Les affiches du film vendent le regard « stratège » de l’Empereur : trouvez-vous qu’on comprend bien ce qu’étaient ses stratégies ?

Absolument pas. L’affiche du film montrant un Napoléon chargeant à la tête de sa cavalerie n’augurait rien de bon. Quel piètre général aurait-il été s’il avait fait cela. Depuis la fin du XVIIe siècle, les commandants en chef n’étaient plus au cœur des combats mais dirigeaient les mouvements depuis l’arrière, parfois, il est vrai, en s’exposant. Le nombre de soldats engagés et la taille des champs de bataille leur imposaient de conserver une vue d’ensemble durant tout l’engagement, ce qui n’était pas aisé avec la fumée dégagée par les armes à feu et la difficulté à communiquer ses ordres lorsque la bataille faisait rage. Cela non plus n’est pas montré.

À en croire Ridley Scott, le talent de Napoléon se résume à des ruses : une attaque de nuit d’un fort de Toulon par surprise (critiquable) et des canons cachés par des bâches à Austerlitz (ce qui est faux) pour percer la glace des étangs gelés. Une scène montrant Napoléon donnant ses ordres à ses maréchaux n’aurait pas été un luxe. Son génie militaire reposait sur l’élaboration des mouvements de ses troupes, sur l’adaptabilité de ses dispositifs aux imprévus, sur le talent de son chef d’état-major, Berthier, pour rédiger et envoyer ses ordres ou aux qualités de meneurs d’hommes de plusieurs de ses maréchaux. Il aurait, de plus, permis d’introduire des personnages dans un film qui en manque cruellement.

« À en croire Ridley Scott, le talent de Napoléon se résume à des ruses. »

Plusieurs critiques y ont vu une volonté délibérée de ridiculiser Napoléon mais Wellington n’est pas mieux traité. Dans la réalité, à Waterloo, il profita habilement du terrain pour masquer le gros de ses forces à la vue de l’ennemi et aux tirs des canons, en les déployant à contre-pente, ne laissant qu’un rideau de troupes sur une crête. Dans le film, sans doute pour des raisons esthétiques, les régiments sont bien exposés, offrant de parfaites cibles aux canons français. Sa capacité à gérer ses réserves pour renforcer les positions menacées n’est pas plus abordée. Napoléon aurait sans doute préféré affronter le Wellington du film.

Les ordres donnés aux troupes n’aident pas non plus à se remettre dans l’ambiance de l’époque.
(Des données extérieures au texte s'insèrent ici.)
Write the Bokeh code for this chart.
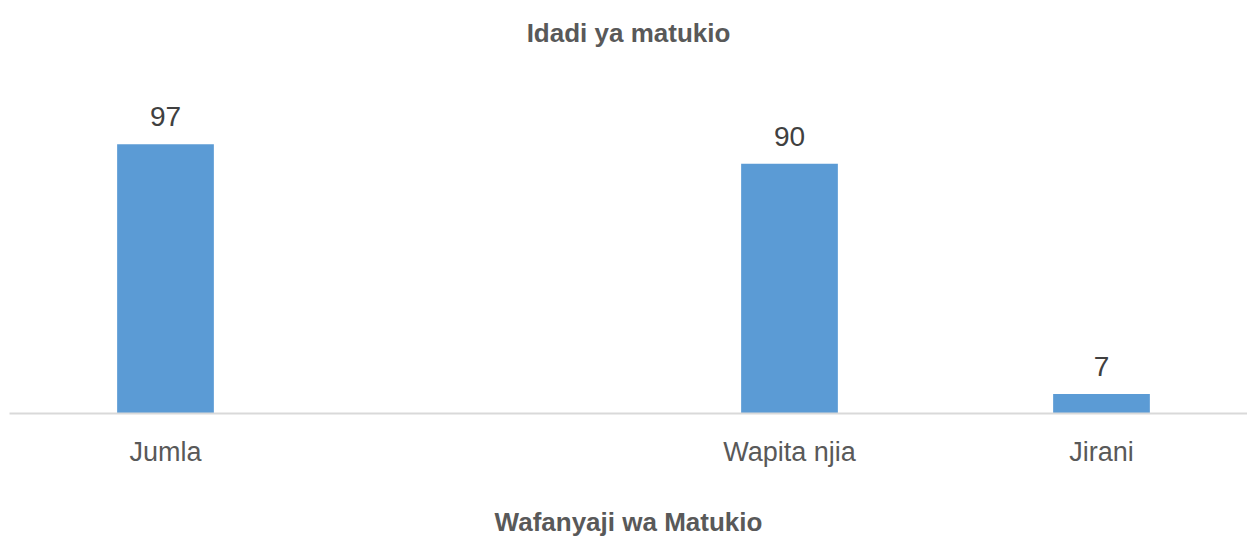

A Waterloo, les « premières ligne en avant ! », « la cavalerie en avant ! » auraient déconcerté plus d’un officier. Les soldats anglais sortant de retranchements et s’avançant vers les cavaliers français pour former le carré, ce n’est ni crédible, ni bien rendu. Cette manœuvre compliquée sur un champ de bataille demandait que les hommes aient gardé leur alignement et leur cohésion pour l’exécuter.

D’une manière générale, toutes les scènes de bataille semblent se dérouler selon des critères propres aux affrontements de l’Antiquité et du Moyen-Âge. Toulon ressemble à l’attaque d’un château fort et Austerlitz à Gladiator, avec les armes à feu en plus. Ce n’est sans doute pas un hasard si les précédents films de Ridley Scott traitaient de ces époques. Malheureusement, d’un point de vue purement visuel, elles n’ont plus rien à voir avec celles de l’époque napoléonienne.

Les canons utilisés dans le film vous inspirent-ils une forme de vraisemblance ?

L’artillerie est globalement bien représentée pour une vue d’ensemble, avec le recul des canons bien marqué. Ce qui manque, c’est l’effet des munitions, avec le dévastateur ricochet du boulet, rendu inefficace à Waterloo en raison du terrain boueux. Cela est montré dans le film mais, à mon avis, insuffisamment expliqué pour les non-spécialistes car cela a été un réel handicap pour l’artillerie française et joué un rôle non négligeable. Le réalisateur parle de l’usage des boulets rouges à Toulon. Même si la flotte anglaise n’a pas attendu d’être prise au piège pour fuir la rade, l’intention est louable. Là, le raccourci de Ridley Scott est compréhensible. Peut-être aurait-il pu montrer l’effet des charges à mitraille et des premiers shrapnels à Waterloo pour insister sur l’horreur des combats qui n’est pas très bien rendue dans le film, à l’exception des étangs gelés. En revanche, le petit canon portable utilisé par les cosaques pendant la campagne de Russie est curieux. Ces unités disposaient de canons de trois livres, de petit calibre en effet mais suffisamment lourds pour devoir être tiré (et non porté) soit par des chevaux, soit par plusieurs hommes.

Qu’était cette arme avec une lunette de précision que tient un général de Wellington à Waterloo ? Était-elle vraisemblable ?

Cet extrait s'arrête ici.